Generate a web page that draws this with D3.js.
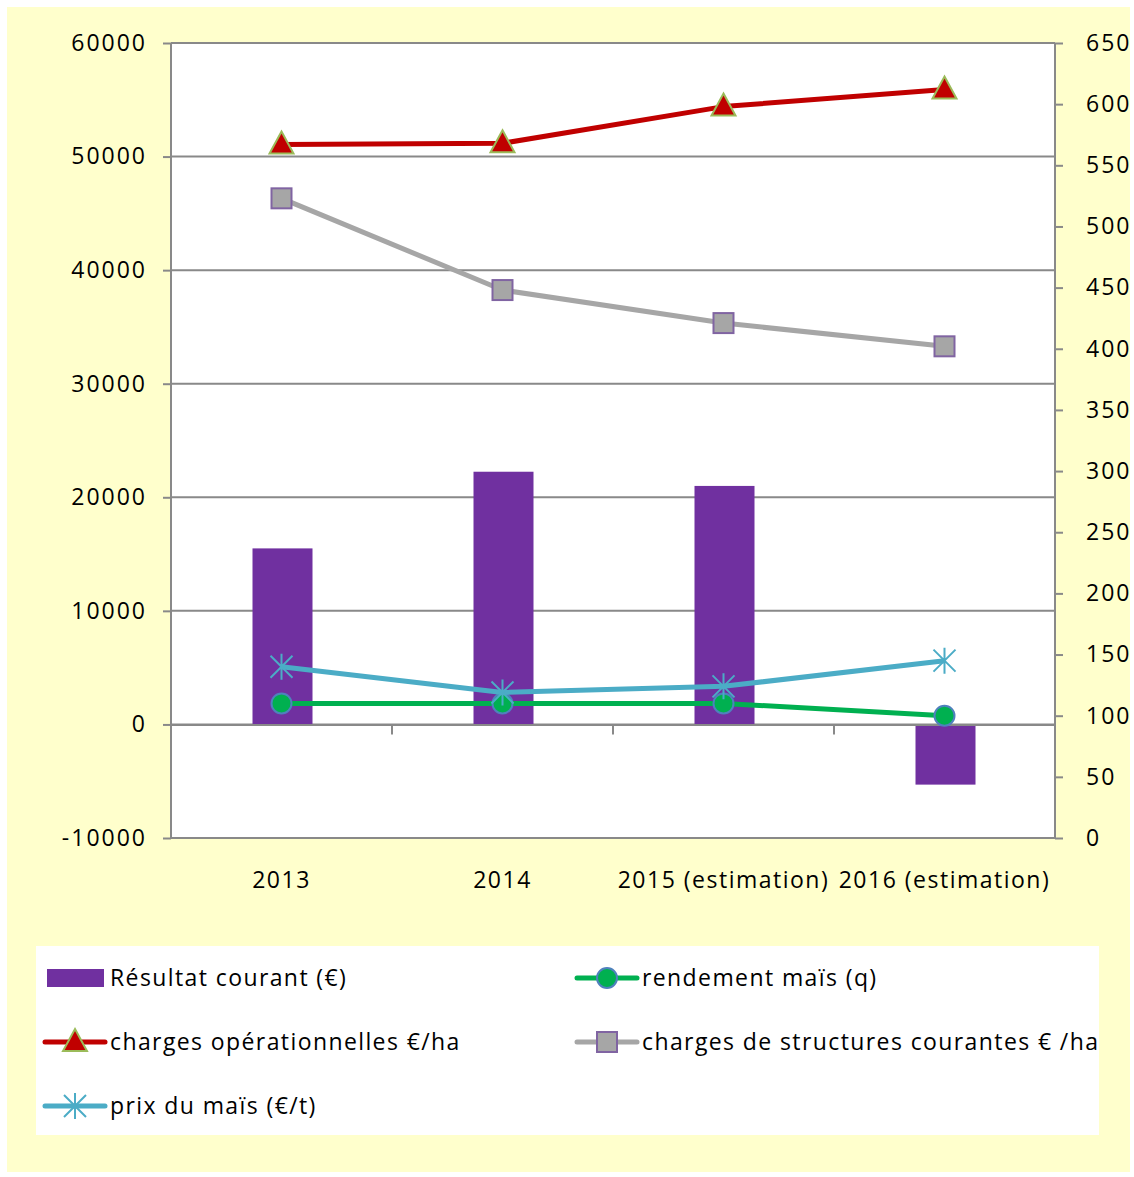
<!DOCTYPE html>
<html>
<head>
<meta charset="utf-8">
<script src="https://cdn.jsdelivr.net/npm/d3@7"></script>
<style>
  body { margin: 0; background: #fff; }
  svg text { font-family: "Open Sans", "Liberation Sans", sans-serif; fill: #000; }
</style>
</head>
<body>
<div class="graphContainer"></div>
<script>
// categories and series
const years = ["2013", "2014", "2015 (estimation)", "2016 (estimation)"];
const resultat = [15500, 22250, 21000, -5300];          // left axis, bars
const chargesOpe = [567, 568, 598, 612];                // right axis
const chargesStruct = [523, 448, 421, 402];             // right axis
const prixMais = [140, 119, 124, 145];                  // right axis
const rendement = [110, 110, 110, 100];                 // right axis
const leftTicks = [-10000, 0, 10000, 20000, 30000, 40000, 50000, 60000];
const rightTicks = [0, 50, 100, 150, 200, 250, 300, 350, 400, 450, 500, 550, 600, 650];

const w = 1134, h = 1177;
const pLeft = 171, pRight = 1055, pTop = 43, pBottom = 838;
const axisGrey = "#898989";

const svg = d3.select(".graphContainer").append("svg")
  .attr("width", w).attr("height", h);

// background panels
svg.append("rect").attr("x", 7).attr("y", 7).attr("width", 1123).attr("height", 1165)
  .attr("fill", "#FFFFCC");
svg.append("rect").attr("x", pLeft).attr("y", pTop).attr("width", pRight - pLeft).attr("height", pBottom - pTop)
  .attr("fill", "#fff");

// scales
const x = d3.scaleBand().domain(years).range([pLeft, pRight]);
const yL = d3.scaleLinear().domain([-10000, 60000]).range([pBottom, pTop]);
const yR = d3.scaleLinear().domain([0, 650]).range([pBottom, pTop]);

// gridlines from left ticks
svg.append("g").selectAll("line").data(leftTicks).enter().append("line")
  .attr("x1", pLeft).attr("x2", pRight)
  .attr("y1", d => yL(d)).attr("y2", d => yL(d))
  .attr("stroke", axisGrey).attr("stroke-width", 2);

// left axis
const gL = svg.append("g").attr("transform", "translate(" + pLeft + ",0)")
  .call(d3.axisLeft(yL).tickValues(leftTicks).tickSize(8).tickPadding(16).tickFormat(d => String(d)));
// right axis
const gR = svg.append("g").attr("transform", "translate(" + pRight + ",0)")
  .call(d3.axisRight(yR).tickValues(rightTicks).tickSize(8).tickPadding(23).tickFormat(d => String(d)));
[gL, gR].forEach(g => {
  g.selectAll("path, line").attr("stroke", axisGrey).attr("stroke-width", 2);
  g.select(".domain").attr("d", "M0," + pTop + "V" + pBottom);
  g.selectAll("text").style("font-size", "23px").style("letter-spacing", "2px").attr("fill", "#000");
});

// bars
svg.append("g").selectAll("rect").data(resultat).enter().append("rect")
  .attr("x", (d, i) => x(years[i]) + x.bandwidth() / 2 - 29)
  .attr("width", 60)
  .attr("y", d => yL(Math.max(0, d)))
  .attr("height", d => Math.abs(yL(d) - yL(0)))
  .attr("fill", "#7030A0");

// category axis at zero
const gX = svg.append("g").attr("transform", "translate(0," + yL(0) + ")")
  .call(d3.axisBottom(x).tickSize(0).tickFormat(""));
gX.select(".domain").attr("stroke", axisGrey).attr("stroke-width", 2);
gX.selectAll("line.bnd").data(d3.range(years.length + 1)).enter().append("line")
  .attr("class", "bnd")
  .attr("x1", i => pLeft + i * x.step()).attr("x2", i => pLeft + i * x.step())
  .attr("y1", 0).attr("y2", 10)
  .attr("stroke", axisGrey).attr("stroke-width", 2);

// category labels below plot
svg.append("g").selectAll("text").data(years).enter().append("text")
  .attr("x", d => x(d) + x.bandwidth() / 2)
  .attr("y", 888)
  .attr("text-anchor", "middle")
  .style("font-size", "23px")
  .style("letter-spacing", "1.5px")
  .text(d => d);

// line series
const series = [
  { name: "rendement", values: rendement, color: "#00B050", marker: "circle", fill: "#00B050", stroke: "#4F81BD" },
  { name: "prix", values: prixMais, color: "#4BACC6", marker: "star", fill: "none", stroke: "#4BACC6" },
  { name: "struct", values: chargesStruct, color: "#A6A6A6", marker: "square", fill: "#A6A6A6", stroke: "#8064A2" },
  { name: "ope", values: chargesOpe, color: "#C00000", marker: "triangle", fill: "#C00000", stroke: "#9BBB59" }
];

const line = d3.line()
  .x((d, i) => x(years[i]) + x.bandwidth() / 2)
  .y(d => yR(d));

function drawMarker(g, type, fill, stroke) {
  if (type === "circle") {
    g.append("circle").attr("r", 10).attr("fill", fill).attr("stroke", stroke).attr("stroke-width", 2);
  } else if (type === "square") {
    g.append("rect").attr("x", -10).attr("y", -10).attr("width", 20).attr("height", 20)
      .attr("fill", fill).attr("stroke", stroke).attr("stroke-width", 2);
  } else if (type === "triangle") {
    g.append("path").attr("d", "M0,-13L12,9L-12,9Z")
      .attr("fill", fill).attr("stroke", stroke).attr("stroke-width", 2);
  } else if (type === "star") {
    g.append("path").attr("d", "M-11,-11L11,11M-11,11L11,-11M0,-13V13")
      .attr("stroke", stroke).attr("stroke-width", 2).attr("fill", "none");
  }
}

series.forEach(s => {
  svg.append("path").datum(s.values)
    .attr("d", line)
    .attr("fill", "none")
    .attr("stroke", s.color)
    .attr("stroke-width", 5)
    .attr("stroke-linejoin", "round");
  s.values.forEach((v, i) => {
    const g = svg.append("g")
      .attr("transform", "translate(" + (x(years[i]) + x.bandwidth() / 2) + "," + yR(v) + ")");
    drawMarker(g, s.marker, s.fill, s.stroke);
  });
});

// legend
svg.append("rect").attr("x", 36).attr("y", 946).attr("width", 1063).attr("height", 189).attr("fill", "#fff");
const legendItems = [
  { label: "Résultat courant (€)", type: "bar", x: 45, y: 978 },
  { label: "rendement maïs (q)", s: series[0], x: 577, y: 978 },
  { label: "charges opérationnelles €/ha", s: series[3], x: 45, y: 1042 },
  { label: "charges de structures courantes € /ha", s: series[2], x: 577, y: 1042 },
  { label: "prix du maïs (€/t)", s: series[1], x: 45, y: 1106 }
];
legendItems.forEach(item => {
  const g = svg.append("g").attr("transform", "translate(" + item.x + "," + item.y + ")");
  if (item.type === "bar") {
    g.append("rect").attr("x", 2).attr("y", -9).attr("width", 57).attr("height", 18).attr("fill", "#7030A0");
  } else {
    g.append("line").attr("x1", 0).attr("x2", 60).attr("y1", 0).attr("y2", 0)
      .attr("stroke", item.s.color).attr("stroke-width", 5).attr("stroke-linecap", "round");
    const m = g.append("g").attr("transform", "translate(30,0)");
    drawMarker(m, item.s.marker, item.s.fill, item.s.stroke);
  }
  g.append("text").attr("x", 65).attr("y", 8).style("font-size", "23px")
    .style("letter-spacing", "1.4px").text(item.label);
});
</script>
</body>
</html>
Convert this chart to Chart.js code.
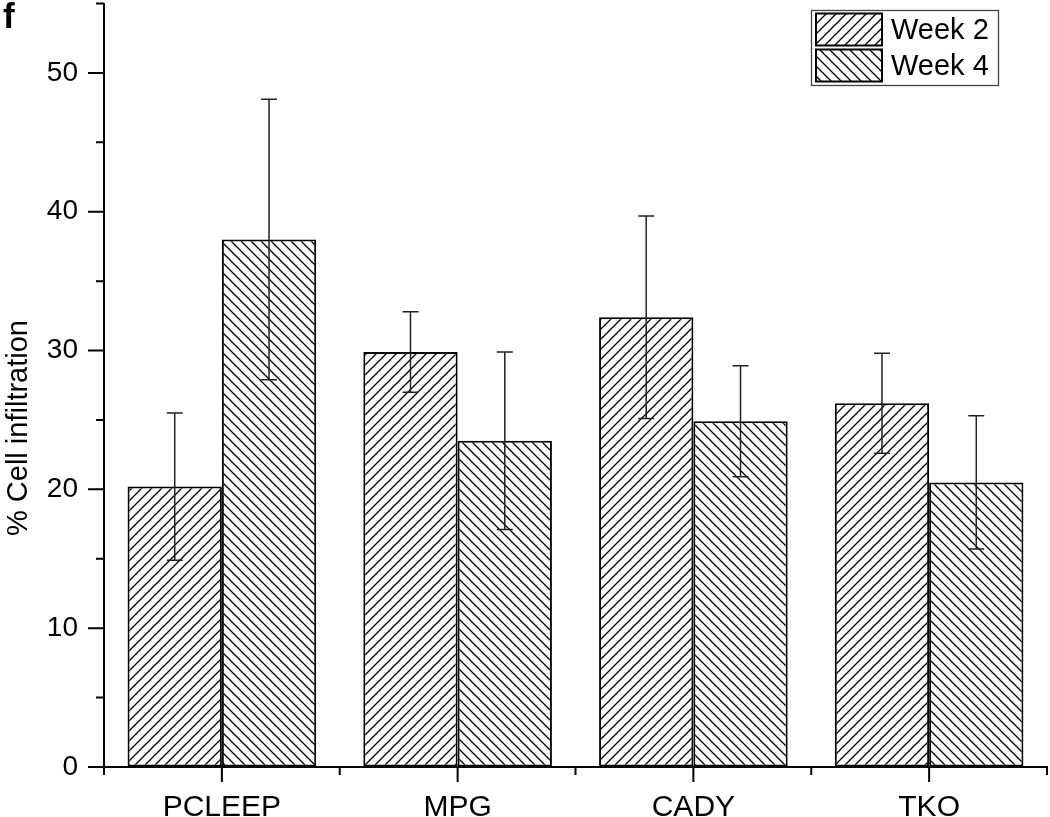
<!DOCTYPE html>
<html>
<head>
<meta charset="utf-8">
<script src="https://cdn.jsdelivr.net/npm/chart.js@4.4.0/dist/chart.umd.min.js"></script>
<style>
  html, body { margin: 0; padding: 0; background: #fff; }
  #wrap { width: 1050px; height: 817px; position: relative; }
</style>
</head>
<body>
<div id="wrap"><canvas id="cellChart"></canvas></div>
<script>
// data
const categories = ['PCLEEP', 'MPG', 'CADY', 'TKO'];
const seriesNames = ['Week 2', 'Week 4'];
const week2 = [20.2, 29.9, 32.4, 26.2];
const week4 = [38.0, 23.5, 24.9, 20.5];
const week2Err = [5.3, 2.9, 7.3, 3.6];
const week4Err = [10.1, 6.4, 4.0, 4.8];
const yTicks = [0, 10, 20, 30, 40, 50];

const FONT = '"Liberation Sans", Arial, sans-serif';

// hatch patterns: '/' for week 2, '\' for week 4
function makeHatch(forward) {
    const size = 10;
    const c = document.createElement('canvas');
    c.width = size; c.height = size;
    const g = c.getContext('2d');
    g.fillStyle = '#fff';
    g.fillRect(0, 0, size, size);
    g.strokeStyle = '#000';
    g.lineWidth = 1.3;
    g.beginPath();
    if (forward) {
        g.moveTo(-2, size + 2); g.lineTo(size + 2, -2);
        g.moveTo(-2, 2); g.lineTo(2, -2);
        g.moveTo(size - 2, size + 2); g.lineTo(size + 2, size - 2);
    } else {
        g.moveTo(-2, -2); g.lineTo(size + 2, size + 2);
        g.moveTo(size - 2, -2); g.lineTo(size + 2, 2);
        g.moveTo(-2, size - 2); g.lineTo(2, size + 2);
    }
    g.stroke();
    return g.createPattern(c, 'repeat');
}

const ctx = document.getElementById('cellChart');
const patterns = [makeHatch(true), makeHatch(false)];
const errors = [week2Err, week4Err];

// error bars, axis ticks, legend and panel letter
const extrasPlugin = {
    id: 'extras',
    afterDatasetsDraw(chart) {
        const g = chart.ctx;
        const y = chart.scales.y;
        g.save();
        g.strokeStyle = '#222';
        g.lineWidth = 1.5;
        chart.data.datasets.forEach((ds, i) => {
            chart.getDatasetMeta(i).data.forEach((bar, j) => {
                const v = ds.data[j], e = errors[i][j];
                const top = y.getPixelForValue(v + e);
                const bot = y.getPixelForValue(v - e);
                g.beginPath();
                g.moveTo(bar.x, top); g.lineTo(bar.x, bot);
                g.moveTo(bar.x - 8, top); g.lineTo(bar.x + 8, top);
                g.moveTo(bar.x - 8, bot); g.lineTo(bar.x + 8, bot);
                g.stroke();
            });
        });
        g.restore();
    },
    afterDraw(chart) {
        const g = chart.ctx;
        const area = chart.chartArea;
        const x = chart.scales.x;
        const y = chart.scales.y;
        g.save();
        g.strokeStyle = '#000';
        g.lineWidth = 2;
        g.beginPath();
        // y ticks: major every 10, minor every 5
        for (let v = 0; v <= 55; v += 5) {
            const py = y.getPixelForValue(v);
            const len = v % 10 === 0 ? 16 : 8;
            g.moveTo(area.left - len, py); g.lineTo(area.left, py);
        }
        // x ticks: major at category centres, minor at boundaries
        categories.forEach((c, i) => {
            const px = x.getPixelForValue(i);
            g.moveTo(px, area.bottom); g.lineTo(px, area.bottom + 15);
        });
        const step = (area.right - area.left) / categories.length;
        for (let i = 0; i <= categories.length; i++) {
            const px = area.left + i * step;
            g.moveTo(px, area.bottom); g.lineTo(px, area.bottom + 8);
        }
        g.stroke();

        // y axis title
        g.fillStyle = '#000';
        g.font = '29px ' + FONT;
        g.textAlign = 'center';
        g.textBaseline = 'alphabetic';
        g.translate(27, 428);
        g.rotate(-Math.PI / 2);
        g.fillText('% Cell infiltration', 0, 0);
        g.restore();

        // panel letter
        g.save();
        g.fillStyle = '#000';
        g.font = 'bold 35px ' + FONT;
        g.textBaseline = 'alphabetic';
        g.fillText('f', 3, 28);
        g.restore();

        // legend
        g.save();
        g.strokeStyle = '#444';
        g.lineWidth = 1.3;
        g.strokeRect(811.5, 10.5, 187, 75);
        seriesNames.forEach((name, i) => {
            const top = 13.5 + i * 36;
            g.fillStyle = patterns[i];
            g.fillRect(815, top, 67, 32);
            g.strokeStyle = '#000';
            g.lineWidth = 2;
            g.strokeRect(816, top, 66, 32);
            g.fillStyle = '#000';
            g.font = '29px ' + FONT;
            g.textAlign = 'left';
            g.textBaseline = 'middle';
            g.fillText(name, 891, top + 17);
        });
        g.restore();
    }
};

new Chart(ctx, {
    type: 'bar',
    data: {
        labels: categories,
        datasets: [
            { label: seriesNames[0], data: week2, backgroundColor: patterns[0] },
            { label: seriesNames[1], data: week4, backgroundColor: patterns[1] }
        ]
    },
    options: {
        responsive: true,
        maintainAspectRatio: false,
        animation: false,
        events: [],
        layout: { padding: { left: 0, right: 3, top: 3.5, bottom: 0 } },
        datasets: {
            bar: {
                borderColor: '#000',
                borderWidth: 2,
                borderSkipped: false,
                barPercentage: 1,
                categoryPercentage: 0.8
            }
        },
        plugins: {
            legend: { display: false },
            tooltip: { enabled: false }
        },
        scales: {
            x: {
                offset: true,
                grid: { display: true, drawOnChartArea: false, color: 'rgba(0,0,0,0)', tickLength: 15 },
                border: { display: true, color: '#000', width: 2 },
                ticks: {
                    color: '#000',
                    padding: 8,
                    font: { family: FONT, size: 30 },
                    maxRotation: 0
                },
                afterFit(s) { s.height = 50; }
            },
            y: {
                min: 0,
                max: 55,
                grid: { display: true, drawOnChartArea: false, color: 'rgba(0,0,0,0)', tickLength: 26 },
                border: { display: true, color: '#000', width: 2 },
                ticks: {
                    stepSize: 5,
                    autoSkip: false,
                    color: '#000',
                    padding: 0,
                    font: { family: FONT, size: 28, lineHeight: 0.2 },
                    callback: v => yTicks.includes(v) ? String(v) : ''
                },
                afterFit(s) { s.width = 104; }
            }
        }
    },
    plugins: [extrasPlugin]
});
</script>
</body>
</html>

• • • •

## OBJECTIVE
Go to the line that contains "Convert this chart to Chart.js code." and copy from there down to the line that contains "const errors = [week2Err, week4Err];", with both lines included. Pass over the pictures.

## RESPONSE TO THE EXERCISE
Convert this chart to Chart.js code.
<!DOCTYPE html>
<html>
<head>
<meta charset="utf-8">
<script src="https://cdn.jsdelivr.net/npm/chart.js@4.4.0/dist/chart.umd.min.js"></script>
<style>
  html, body { margin: 0; padding: 0; background: #fff; }
  #wrap { width: 1050px; height: 817px; position: relative; }
</style>
</head>
<body>
<div id="wrap"><canvas id="cellChart"></canvas></div>
<script>
// data
const categories = ['PCLEEP', 'MPG', 'CADY', 'TKO'];
const seriesNames = ['Week 2', 'Week 4'];
const week2 = [20.2, 29.9, 32.4, 26.2];
const week4 = [38.0, 23.5, 24.9, 20.5];
const week2Err = [5.3, 2.9, 7.3, 3.6];
const week4Err = [10.1, 6.4, 4.0, 4.8];
const yTicks = [0, 10, 20, 30, 40, 50];

const FONT = '"Liberation Sans", Arial, sans-serif';

// hatch patterns: '/' for week 2, '\' for week 4
function makeHatch(forward) {
    const size = 10;
    const c = document.createElement('canvas');
    c.width = size; c.height = size;
    const g = c.getContext('2d');
    g.fillStyle = '#fff';
    g.fillRect(0, 0, size, size);
    g.strokeStyle = '#000';
    g.lineWidth = 1.3;
    g.beginPath();
    if (forward) {
        g.moveTo(-2, size + 2); g.lineTo(size + 2, -2);
        g.moveTo(-2, 2); g.lineTo(2, -2);
        g.moveTo(size - 2, size + 2); g.lineTo(size + 2, size - 2);
    } else {
        g.moveTo(-2, -2); g.lineTo(size + 2, size + 2);
        g.moveTo(size - 2, -2); g.lineTo(size + 2, 2);
        g.moveTo(-2, size - 2); g.lineTo(2, size + 2);
    }
    g.stroke();
    return g.createPattern(c, 'repeat');
}

const ctx = document.getElementById('cellChart');
const patterns = [makeHatch(true), makeHatch(false)];
const errors = [week2Err, week4Err];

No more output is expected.